### Direction
Reproduce all the lines exactly as they stand, apart from the pictures.

=== Given information ===

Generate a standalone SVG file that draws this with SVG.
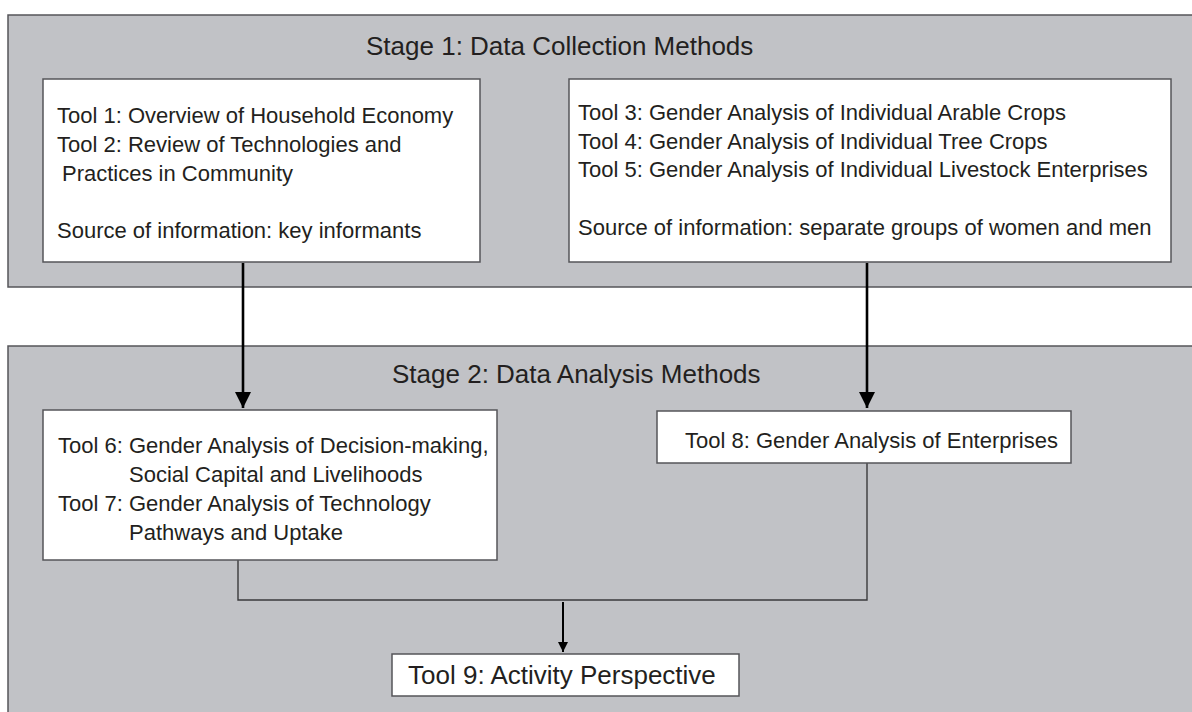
<svg xmlns="http://www.w3.org/2000/svg" width="1192" height="712" viewBox="0 0 1192 712">
  <style>
    .panel { fill: #c1c2c6; stroke: #555559; stroke-width: 1.5; }
    .box { fill: #ffffff; stroke: #555559; stroke-width: 1.5; }
    .title { font-family: "Liberation Sans", Arial, sans-serif; font-size: 26px; fill: #231f20; }
    .body { font-family: "Liberation Sans", Arial, sans-serif; font-size: 22px; fill: #231f20; }
    .thick { fill: none; stroke: #000000; stroke-width: 2.6; }
    .thin { fill: none; stroke: #3a3a3c; stroke-width: 1.4; }
    .mid { fill: none; stroke: #000000; stroke-width: 2; }
  </style>
  <defs>
    <marker id="bigHead" viewBox="0 0 16 16" refX="16" refY="8" markerWidth="16" markerHeight="16" markerUnits="userSpaceOnUse" orient="auto">
      <path d="M0,0 L16,8 L0,16 Z" fill="#000000"/>
    </marker>
    <marker id="smallHead" viewBox="0 0 10 10" refX="10" refY="5" markerWidth="10" markerHeight="10" markerUnits="userSpaceOnUse" orient="auto">
      <path d="M0,0 L10,5 L0,10 Z" fill="#000000"/>
    </marker>
  </defs>

  <!-- Stage 1 panel -->
  <g id="stage1">
    <rect class="panel" x="8" y="15" width="1195" height="272"/>
    <text class="title" x="366" y="55">Stage 1: Data Collection Methods</text>
  </g>

  <!-- Stage 2 panel -->
  <g id="stage2">
    <rect class="panel" x="8" y="346" width="1195" height="380"/>
    <text class="title" x="392" y="383">Stage 2: Data Analysis Methods</text>
  </g>

  <!-- Connectors -->
  <g id="connectors">
    <line class="thick" x1="243" y1="263" x2="243" y2="408" marker-end="url(#bigHead)"/>
    <line class="thick" x1="867" y1="263" x2="867" y2="408" marker-end="url(#bigHead)"/>
    <path class="thin" d="M238,560 V600 H867 V463"/>
    <line class="mid" x1="563" y1="602" x2="563" y2="652" marker-end="url(#smallHead)"/>
  </g>

  <!-- Tools 1-2 -->
  <g id="tools-1-2">
    <rect class="box" x="43" y="79" width="437" height="183"/>
    <text class="body" x="57" y="123">Tool 1: Overview of Household Economy</text>
    <text class="body" x="57" y="152">Tool 2: Review of Technologies and</text>
    <text class="body" x="62" y="181">Practices in Community</text>
    <text class="body" x="57" y="238">Source of information: key informants</text>
  </g>

  <!-- Tools 3-5 -->
  <g id="tools-3-5">
    <rect class="box" x="569" y="79" width="602" height="183"/>
    <text class="body" x="578" y="120">Tool 3: Gender Analysis of Individual Arable Crops</text>
    <text class="body" x="578" y="149">Tool 4: Gender Analysis of Individual Tree Crops</text>
    <text class="body" x="578" y="177">Tool 5: Gender Analysis of Individual Livestock Enterprises</text>
    <text class="body" x="578" y="235">Source of information: separate groups of women and men</text>
  </g>

  <!-- Tools 6-7 -->
  <g id="tools-6-7">
    <rect class="box" x="43" y="410" width="454" height="150"/>
    <text class="body" x="58" y="453">Tool 6:</text>
    <text class="body" x="129" y="453">Gender Analysis of Decision-making,</text>
    <text class="body" x="129" y="482">Social Capital and Livelihoods</text>
    <text class="body" x="58" y="511">Tool 7:</text>
    <text class="body" x="129" y="511">Gender Analysis of Technology</text>
    <text class="body" x="129" y="540">Pathways and Uptake</text>
  </g>

  <!-- Tool 8 -->
  <g id="tool-8">
    <rect class="box" x="657" y="411" width="414" height="52"/>
    <text class="body" x="685" y="448">Tool 8: Gender Analysis of Enterprises</text>
  </g>

  <!-- Tool 9 -->
  <g id="tool-9">
    <rect class="box" x="392" y="654" width="347" height="42"/>
    <text class="title" x="408" y="684">Tool 9: Activity Perspective</text>
  </g>
</svg>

===

### Result
Generate a standalone SVG file that draws this with SVG.
<svg xmlns="http://www.w3.org/2000/svg" width="1192" height="712" viewBox="0 0 1192 712">
  <style>
    .panel { fill: #c1c2c6; stroke: #555559; stroke-width: 1.5; }
    .box { fill: #ffffff; stroke: #555559; stroke-width: 1.5; }
    .title { font-family: "Liberation Sans", Arial, sans-serif; font-size: 26px; fill: #231f20; }
    .body { font-family: "Liberation Sans", Arial, sans-serif; font-size: 22px; fill: #231f20; }
    .thick { fill: none; stroke: #000000; stroke-width: 2.6; }
    .thin { fill: none; stroke: #3a3a3c; stroke-width: 1.4; }
    .mid { fill: none; stroke: #000000; stroke-width: 2; }
  </style>
  <defs>
    <marker id="bigHead" viewBox="0 0 16 16" refX="16" refY="8" markerWidth="16" markerHeight="16" markerUnits="userSpaceOnUse" orient="auto">
      <path d="M0,0 L16,8 L0,16 Z" fill="#000000"/>
    </marker>
    <marker id="smallHead" viewBox="0 0 10 10" refX="10" refY="5" markerWidth="10" markerHeight="10" markerUnits="userSpaceOnUse" orient="auto">
      <path d="M0,0 L10,5 L0,10 Z" fill="#000000"/>
    </marker>
  </defs>

  <!-- Stage 1 panel -->
  <g id="stage1">
    <rect class="panel" x="8" y="15" width="1195" height="272"/>
    <text class="title" x="366" y="55">Stage 1: Data Collection Methods</text>
  </g>

  <!-- Stage 2 panel -->
  <g id="stage2">
    <rect class="panel" x="8" y="346" width="1195" height="380"/>
    <text class="title" x="392" y="383">Stage 2: Data Analysis Methods</text>
  </g>

  <!-- Connectors -->
  <g id="connectors">
    <line class="thick" x1="243" y1="263" x2="243" y2="408" marker-end="url(#bigHead)"/>
    <line class="thick" x1="867" y1="263" x2="867" y2="408" marker-end="url(#bigHead)"/>
    <path class="thin" d="M238,560 V600 H867 V463"/>
    <line class="mid" x1="563" y1="602" x2="563" y2="652" marker-end="url(#smallHead)"/>
  </g>

  <!-- Tools 1-2 -->
  <g id="tools-1-2">
    <rect class="box" x="43" y="79" width="437" height="183"/>
    <text class="body" x="57" y="123">Tool 1: Overview of Household Economy</text>
    <text class="body" x="57" y="152">Tool 2: Review of Technologies and</text>
    <text class="body" x="62" y="181">Practices in Community</text>
    <text class="body" x="57" y="238">Source of information: key informants</text>
  </g>

  <!-- Tools 3-5 -->
  <g id="tools-3-5">
    <rect class="box" x="569" y="79" width="602" height="183"/>
    <text class="body" x="578" y="120">Tool 3: Gender Analysis of Individual Arable Crops</text>
    <text class="body" x="578" y="149">Tool 4: Gender Analysis of Individual Tree Crops</text>
    <text class="body" x="578" y="177">Tool 5: Gender Analysis of Individual Livestock Enterprises</text>
    <text class="body" x="578" y="235">Source of information: separate groups of women and men</text>
  </g>

  <!-- Tools 6-7 -->
  <g id="tools-6-7">
    <rect class="box" x="43" y="410" width="454" height="150"/>
    <text class="body" x="58" y="453">Tool 6:</text>
    <text class="body" x="129" y="453">Gender Analysis of Decision-making,</text>
    <text class="body" x="129" y="482">Social Capital and Livelihoods</text>
    <text class="body" x="58" y="511">Tool 7:</text>
    <text class="body" x="129" y="511">Gender Analysis of Technology</text>
    <text class="body" x="129" y="540">Pathways and Uptake</text>
  </g>

  <!-- Tool 8 -->
  <g id="tool-8">
    <rect class="box" x="657" y="411" width="414" height="52"/>
    <text class="body" x="685" y="448">Tool 8: Gender Analysis of Enterprises</text>
  </g>

  <!-- Tool 9 -->
  <g id="tool-9">
    <rect class="box" x="392" y="654" width="347" height="42"/>
    <text class="title" x="408" y="684">Tool 9: Activity Perspective</text>
  </g>
</svg>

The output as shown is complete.